Part of her sleep consulting involves learning about the family’s daily routine and understanding the natural cues that babies and toddlers give. A big part of her work, though, lies in training parents to manage some of the stress of parenting. This involves teaching them about what to expect from their little ones, as well as giving advice on making communication stronger within their marriage or family support system.
Regardless of the topic of conversation, it’s clear to me that Allison’s advice comes from a place of caring.
Her overarching goal is to help clients achieve “hygge,” a Danish concept that involves feelings of overall wellness and contentment with one’s life. Her goal is to help families feel joyous moments, and the connections, intimacy, and contentment that come along with those moments.
As parents, we are constantly bombarded with parenting advice from all sides – online, in print, on social media, and from friends and family members who have, “Been there, done that.” There are many books on the market that offer sleep solutions for new parents and their babies, and lots of people swear by the advice in those books. Reading about different parenting perspectives is a great way to learn about one’s own parenting preferences, but the one thing missing in a book is the personal touch. The personal touch is what sets Allison’s work apart from the sleep formula books and the parenting articles we read at 3am when we’re up nursing the baby and exhausted. I’ve read articles and books about sleep schedules before, but none of the authors know me or my family and our needs and routines. Since sitting down and chatting with Allison about my son and the recent events in our family life, my husband and I have made some changes to our son’s bedtime routine and the whole family has been sleeping better (and longer).
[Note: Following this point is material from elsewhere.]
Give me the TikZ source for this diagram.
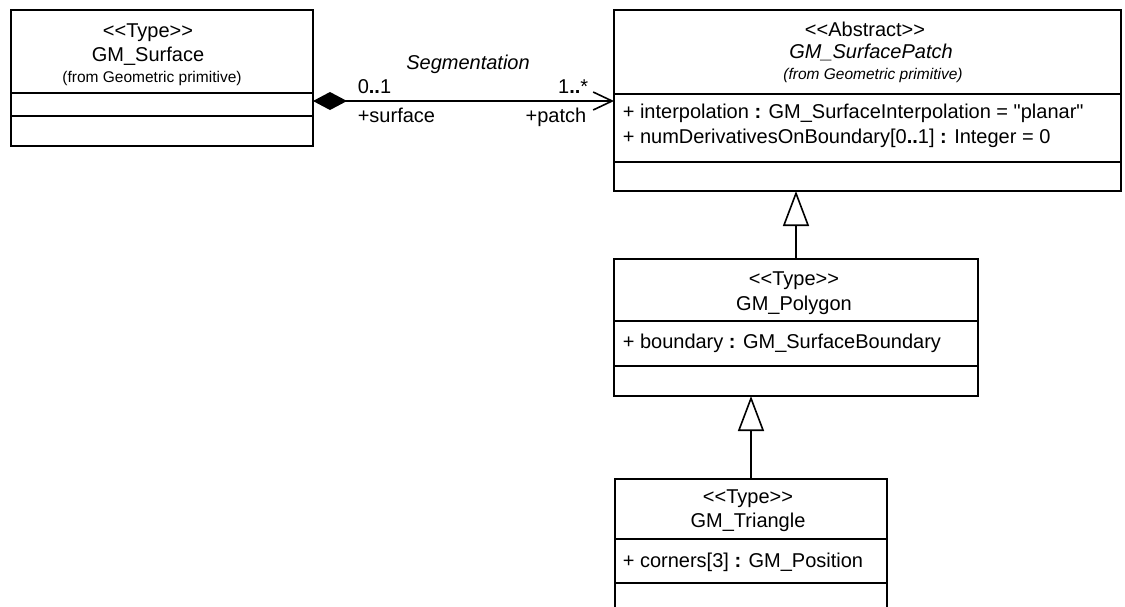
\documentclass[tikz,border=0pt]{standalone}
\usepackage{fontspec}
\setmainfont{Liberation Sans}[Ligatures=TeXOff]
\usetikzlibrary{arrows.meta}
\begin{document}
\begin{tikzpicture}[x=1pt,y=-1pt,line width=1.6pt,
  box/.style={draw,rectangle,inner sep=0pt,outer sep=0pt,anchor=north west},
  txt/.style={inner sep=0pt,anchor=base,font=\fontsize{20}{24}\selectfont},
  attr/.style={inner sep=0pt,anchor=base west,font=\fontsize{20}{24}\selectfont},
  small/.style={inner sep=0pt,anchor=base,font=\fontsize{15.5}{18}\selectfont},
  genarrow/.style={-{Triangle[open,length=35pt,width=26pt]}},
  compose/.style={{Diamond[length=34pt,width=18pt]}-{Straight Barb[length=19pt,width=18pt]}}
]
\useasboundingbox (0,0) rectangle (1125,606);
\clip (0,0) rectangle (1125,606);

% GM_Surface
\node[box,minimum width=302pt,minimum height=136pt] (surf) at (11,10) {};
\draw (11,93) -- (313,93);
\draw (11,116) -- (313,116);
\node[txt] (surfS) at (148,37) {<\kern0pt<Type>\kern0pt>};
\node[txt] (surfN) at (148,61) {GM\_Surface};
\node[small] (surfF) at (152,82) {(from Geometric primitive)};

% GM_SurfacePatch
\node[box,minimum width=507pt,minimum height=181pt] (patch) at (614,10) {};
\draw (614,94) -- (1121,94);
\draw (614,162) -- (1121,162);
\node[txt] (patchS) at (865,36) {<\kern0pt<Abstract>\kern0pt>};
\node[txt,font=\fontsize{20}{24}\selectfont\itshape] (patchN) at (871,58) {GM\_SurfacePatch};
\node[small,font=\fontsize{15.5}{18}\selectfont\itshape] (patchF) at (873,79) {(from Geometric primitive)};
\node[attr] (patchA1) at (622,118) {+ interpolation {\bfseries :} GM\_SurfaceInterpolation = "planar"};
\node[attr] (patchA2) at (622,143) {+ numDerivativesOnBoundary[0{\bfseries ..}1] {\bfseries :} Integer = 0};

% GM_Polygon
\node[box,minimum width=364pt,minimum height=137pt] (poly) at (614,259) {};
\draw (614,321) -- (978,321);
\draw (614,366) -- (978,366);
\node[txt] (polyS) at (794,285) {<\kern0pt<Type>\kern0pt>};
\node[txt] (polyN) at (794,310) {GM\_Polygon};
\node[attr] (polyA1) at (622,348) {+ boundary {\bfseries :} GM\_SurfaceBoundary};

% GM_Triangle
\node[box,minimum width=272pt,minimum height=150pt] (tri) at (615,479) {};
\draw (615,539) -- (887,539);
\draw (615,583) -- (887,583);
\node[txt] (triS) at (748,503) {<\kern0pt<Type>\kern0pt>};
\node[txt] (triN) at (748,527) {GM\_Triangle};
\node[attr] (triA1) at (622,567) {+ corners[3] {\bfseries :} GM\_Position};

% association
\path (surf.east) ++(0,23) coordinate (sa);
\path (patch.west |- sa) coordinate (pa);
\draw[compose] (sa) -- (pa);
\node[txt,font=\fontsize{20}{24}\selectfont\itshape] (segm) at (468,69) {Segmentation};
\node[attr] (m1) at (357,93) {0{\bfseries ..}1};
\node[attr] (r1) at (357,122) {+surface};
\node[txt,anchor=base east] (m2) at (589,93) {1{\bfseries ..}*};
\node[txt,anchor=base east] (r2) at (587,122) {+patch};

% generalizations
\draw[genarrow] (poly.north) -- (poly.north |- patch.south);
\draw[genarrow] (tri.north) -- (tri.north |- poly.south);
\end{tikzpicture}
\end{document}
Allison understands the struggles that parents face, especially new moms, and works to compassionately support parents in reaching their family and relationship goals.
She has seen women and parents at their most vulnerable – overwhelmed by the tasks of parenting while keeping a household and personal relationships together. She offers solutions that support slow, gentle change; it’s not a quick fix solution, but more like training on a new way of life for parents.
After sitting with Allison for just a short time, I can tell that she knows her stuff. She’s down-to-earth, realistic, non-judgmental, and truly wants to help families find rest and happiness. When it comes to the 4th trimester, Allison wants moms to, “Take all the help they can get.” The whole, “It takes a village” idea is no joke. We need help when we are new parents: help taking care of our little ones and help taking care of ourselves. Parenting is hard work, and Allison can provide you with the tools and strategies for navigating this new world.